--- start of MATERIAL ---
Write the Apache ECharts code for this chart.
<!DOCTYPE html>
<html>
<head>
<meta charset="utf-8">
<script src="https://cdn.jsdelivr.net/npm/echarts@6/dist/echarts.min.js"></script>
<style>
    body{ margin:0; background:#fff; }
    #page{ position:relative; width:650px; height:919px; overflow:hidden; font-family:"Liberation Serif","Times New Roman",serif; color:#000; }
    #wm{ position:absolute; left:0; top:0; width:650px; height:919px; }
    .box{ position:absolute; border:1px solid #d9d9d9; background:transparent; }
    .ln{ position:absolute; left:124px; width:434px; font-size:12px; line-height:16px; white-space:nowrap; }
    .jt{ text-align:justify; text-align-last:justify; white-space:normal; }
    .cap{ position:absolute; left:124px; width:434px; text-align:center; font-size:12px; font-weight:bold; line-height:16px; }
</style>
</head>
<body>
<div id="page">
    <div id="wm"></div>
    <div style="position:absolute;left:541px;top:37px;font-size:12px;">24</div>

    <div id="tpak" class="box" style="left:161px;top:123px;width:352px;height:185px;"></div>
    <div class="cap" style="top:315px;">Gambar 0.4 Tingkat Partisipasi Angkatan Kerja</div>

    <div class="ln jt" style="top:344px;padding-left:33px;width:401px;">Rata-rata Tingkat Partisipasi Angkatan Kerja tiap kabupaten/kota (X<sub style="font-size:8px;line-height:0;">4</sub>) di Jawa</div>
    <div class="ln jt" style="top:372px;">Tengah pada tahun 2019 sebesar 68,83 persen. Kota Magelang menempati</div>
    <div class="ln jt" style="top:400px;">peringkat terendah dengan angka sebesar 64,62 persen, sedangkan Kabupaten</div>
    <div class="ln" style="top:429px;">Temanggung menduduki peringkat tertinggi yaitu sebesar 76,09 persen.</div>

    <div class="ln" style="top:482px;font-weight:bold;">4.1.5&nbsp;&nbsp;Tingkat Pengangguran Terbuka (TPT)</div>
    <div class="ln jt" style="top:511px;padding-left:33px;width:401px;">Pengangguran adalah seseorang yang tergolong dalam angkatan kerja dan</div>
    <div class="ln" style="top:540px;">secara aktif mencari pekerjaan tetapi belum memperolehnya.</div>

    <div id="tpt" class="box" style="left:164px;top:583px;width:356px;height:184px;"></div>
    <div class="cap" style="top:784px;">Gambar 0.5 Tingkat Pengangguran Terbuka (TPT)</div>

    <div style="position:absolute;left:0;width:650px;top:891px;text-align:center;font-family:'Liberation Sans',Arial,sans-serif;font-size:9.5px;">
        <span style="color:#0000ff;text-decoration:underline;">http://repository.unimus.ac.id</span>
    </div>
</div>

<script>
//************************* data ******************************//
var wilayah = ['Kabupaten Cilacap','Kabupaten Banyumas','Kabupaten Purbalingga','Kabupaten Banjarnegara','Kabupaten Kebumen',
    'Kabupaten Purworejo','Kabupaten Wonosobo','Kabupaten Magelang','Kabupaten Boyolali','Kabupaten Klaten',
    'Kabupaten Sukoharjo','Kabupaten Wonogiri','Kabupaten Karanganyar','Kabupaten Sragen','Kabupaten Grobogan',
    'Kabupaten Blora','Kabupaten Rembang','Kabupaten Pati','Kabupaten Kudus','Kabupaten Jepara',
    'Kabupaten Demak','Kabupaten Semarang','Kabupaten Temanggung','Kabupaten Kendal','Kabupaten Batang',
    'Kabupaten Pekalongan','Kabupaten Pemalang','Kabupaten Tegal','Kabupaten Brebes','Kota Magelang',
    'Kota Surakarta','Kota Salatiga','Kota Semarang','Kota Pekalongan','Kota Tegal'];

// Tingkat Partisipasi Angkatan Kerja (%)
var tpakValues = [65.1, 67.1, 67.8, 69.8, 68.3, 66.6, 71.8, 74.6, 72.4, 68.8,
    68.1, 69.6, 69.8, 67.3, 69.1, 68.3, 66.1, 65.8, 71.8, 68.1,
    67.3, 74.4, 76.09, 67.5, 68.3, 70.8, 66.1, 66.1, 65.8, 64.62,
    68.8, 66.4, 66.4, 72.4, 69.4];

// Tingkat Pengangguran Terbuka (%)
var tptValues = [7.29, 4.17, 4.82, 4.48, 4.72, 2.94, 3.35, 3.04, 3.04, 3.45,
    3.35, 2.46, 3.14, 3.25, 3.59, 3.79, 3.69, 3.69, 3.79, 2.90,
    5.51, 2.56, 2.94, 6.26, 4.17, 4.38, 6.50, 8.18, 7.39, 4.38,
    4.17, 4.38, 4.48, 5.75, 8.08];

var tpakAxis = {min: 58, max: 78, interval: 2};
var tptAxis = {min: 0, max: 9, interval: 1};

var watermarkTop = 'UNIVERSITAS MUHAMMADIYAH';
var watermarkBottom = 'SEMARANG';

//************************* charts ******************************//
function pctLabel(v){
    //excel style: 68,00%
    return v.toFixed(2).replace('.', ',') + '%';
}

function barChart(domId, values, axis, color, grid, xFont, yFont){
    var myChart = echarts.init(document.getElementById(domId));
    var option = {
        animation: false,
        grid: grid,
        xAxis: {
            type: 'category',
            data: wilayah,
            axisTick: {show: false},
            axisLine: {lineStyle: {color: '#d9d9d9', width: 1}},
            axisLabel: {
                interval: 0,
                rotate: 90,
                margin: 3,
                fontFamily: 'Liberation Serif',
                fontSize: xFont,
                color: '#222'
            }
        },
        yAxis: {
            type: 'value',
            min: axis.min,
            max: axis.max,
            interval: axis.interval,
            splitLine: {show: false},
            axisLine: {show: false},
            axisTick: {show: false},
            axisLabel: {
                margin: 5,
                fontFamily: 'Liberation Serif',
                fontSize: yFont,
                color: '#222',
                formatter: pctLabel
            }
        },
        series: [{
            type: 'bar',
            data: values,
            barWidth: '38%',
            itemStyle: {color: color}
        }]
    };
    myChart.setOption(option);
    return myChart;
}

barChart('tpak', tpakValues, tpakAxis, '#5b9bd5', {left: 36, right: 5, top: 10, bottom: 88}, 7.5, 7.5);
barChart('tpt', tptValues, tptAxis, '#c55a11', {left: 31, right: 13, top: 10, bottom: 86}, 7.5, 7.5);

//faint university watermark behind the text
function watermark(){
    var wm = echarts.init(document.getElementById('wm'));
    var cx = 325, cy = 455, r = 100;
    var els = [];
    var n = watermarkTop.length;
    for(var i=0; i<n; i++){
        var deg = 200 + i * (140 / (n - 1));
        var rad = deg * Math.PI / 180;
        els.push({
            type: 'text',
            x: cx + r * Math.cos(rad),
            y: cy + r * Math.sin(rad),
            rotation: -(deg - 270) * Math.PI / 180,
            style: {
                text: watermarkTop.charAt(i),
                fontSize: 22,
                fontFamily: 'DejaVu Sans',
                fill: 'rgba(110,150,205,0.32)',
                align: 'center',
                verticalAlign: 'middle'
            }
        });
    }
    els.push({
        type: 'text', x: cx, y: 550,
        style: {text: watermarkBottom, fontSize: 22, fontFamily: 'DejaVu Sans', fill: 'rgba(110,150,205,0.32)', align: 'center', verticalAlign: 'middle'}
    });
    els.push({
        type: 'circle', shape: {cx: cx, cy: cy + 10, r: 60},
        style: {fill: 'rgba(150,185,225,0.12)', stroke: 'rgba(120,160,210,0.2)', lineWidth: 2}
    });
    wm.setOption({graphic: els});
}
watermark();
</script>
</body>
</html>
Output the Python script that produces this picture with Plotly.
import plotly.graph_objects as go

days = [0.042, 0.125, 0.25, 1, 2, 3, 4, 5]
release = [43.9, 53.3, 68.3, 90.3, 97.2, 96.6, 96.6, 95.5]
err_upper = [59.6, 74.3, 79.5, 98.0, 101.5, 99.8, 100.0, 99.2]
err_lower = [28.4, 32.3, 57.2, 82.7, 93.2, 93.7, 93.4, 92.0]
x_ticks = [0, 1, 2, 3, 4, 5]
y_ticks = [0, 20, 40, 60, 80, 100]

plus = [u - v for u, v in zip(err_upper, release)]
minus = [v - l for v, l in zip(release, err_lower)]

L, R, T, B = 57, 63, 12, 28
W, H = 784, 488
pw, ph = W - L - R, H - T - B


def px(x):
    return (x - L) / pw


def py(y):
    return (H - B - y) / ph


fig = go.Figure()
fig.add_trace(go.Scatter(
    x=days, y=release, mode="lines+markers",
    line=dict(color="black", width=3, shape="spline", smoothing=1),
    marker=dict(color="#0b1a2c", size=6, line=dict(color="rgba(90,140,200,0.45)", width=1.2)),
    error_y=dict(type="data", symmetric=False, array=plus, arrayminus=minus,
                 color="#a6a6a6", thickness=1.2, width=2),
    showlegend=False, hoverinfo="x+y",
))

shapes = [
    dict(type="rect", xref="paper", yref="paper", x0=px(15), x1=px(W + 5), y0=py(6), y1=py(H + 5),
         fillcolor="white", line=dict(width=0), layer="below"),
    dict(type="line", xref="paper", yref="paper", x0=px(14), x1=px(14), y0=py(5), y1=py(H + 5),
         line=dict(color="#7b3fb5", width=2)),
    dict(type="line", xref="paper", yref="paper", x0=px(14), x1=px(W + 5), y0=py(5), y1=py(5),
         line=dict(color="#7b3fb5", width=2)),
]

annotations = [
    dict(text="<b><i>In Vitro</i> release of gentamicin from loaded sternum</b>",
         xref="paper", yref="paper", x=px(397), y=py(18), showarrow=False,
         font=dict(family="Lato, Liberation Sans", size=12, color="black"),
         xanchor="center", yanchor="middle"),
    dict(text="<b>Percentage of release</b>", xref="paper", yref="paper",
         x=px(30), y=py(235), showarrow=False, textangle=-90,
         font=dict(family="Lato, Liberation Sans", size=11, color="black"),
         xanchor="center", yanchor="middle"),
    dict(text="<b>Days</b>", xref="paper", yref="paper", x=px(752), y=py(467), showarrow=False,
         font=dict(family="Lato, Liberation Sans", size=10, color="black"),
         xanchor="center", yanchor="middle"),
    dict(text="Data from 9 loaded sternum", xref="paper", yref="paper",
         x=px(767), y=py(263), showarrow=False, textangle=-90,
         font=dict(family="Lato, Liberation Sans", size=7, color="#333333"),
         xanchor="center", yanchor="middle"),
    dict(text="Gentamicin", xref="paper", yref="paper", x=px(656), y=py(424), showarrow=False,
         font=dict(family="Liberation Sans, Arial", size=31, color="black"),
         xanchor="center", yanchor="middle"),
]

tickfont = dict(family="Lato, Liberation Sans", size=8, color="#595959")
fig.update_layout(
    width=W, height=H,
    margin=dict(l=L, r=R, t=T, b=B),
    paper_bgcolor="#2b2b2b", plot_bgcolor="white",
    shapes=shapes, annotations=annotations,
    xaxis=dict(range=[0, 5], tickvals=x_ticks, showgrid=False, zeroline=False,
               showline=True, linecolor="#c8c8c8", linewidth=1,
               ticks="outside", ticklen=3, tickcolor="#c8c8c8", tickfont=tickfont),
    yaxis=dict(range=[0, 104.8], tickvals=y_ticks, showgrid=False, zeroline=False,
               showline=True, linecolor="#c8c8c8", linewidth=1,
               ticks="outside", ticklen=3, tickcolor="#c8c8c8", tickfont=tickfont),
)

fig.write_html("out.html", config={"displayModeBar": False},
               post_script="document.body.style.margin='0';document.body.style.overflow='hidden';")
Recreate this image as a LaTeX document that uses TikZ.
--- end of MATERIAL ---
- WORK TO COMPLETE -
Above are records; repeat only the lines starting at the line with "Output the Python" and ending at the line with "minus = [v - l", exactly as they appear, both included.

- SOLUTION TO THE EXERCISE -
Output the Python script that produces this picture with Plotly.
import plotly.graph_objects as go

days = [0.042, 0.125, 0.25, 1, 2, 3, 4, 5]
release = [43.9, 53.3, 68.3, 90.3, 97.2, 96.6, 96.6, 95.5]
err_upper = [59.6, 74.3, 79.5, 98.0, 101.5, 99.8, 100.0, 99.2]
err_lower = [28.4, 32.3, 57.2, 82.7, 93.2, 93.7, 93.4, 92.0]
x_ticks = [0, 1, 2, 3, 4, 5]
y_ticks = [0, 20, 40, 60, 80, 100]

plus = [u - v for u, v in zip(err_upper, release)]
minus = [v - l for v, l in zip(release, err_lower)]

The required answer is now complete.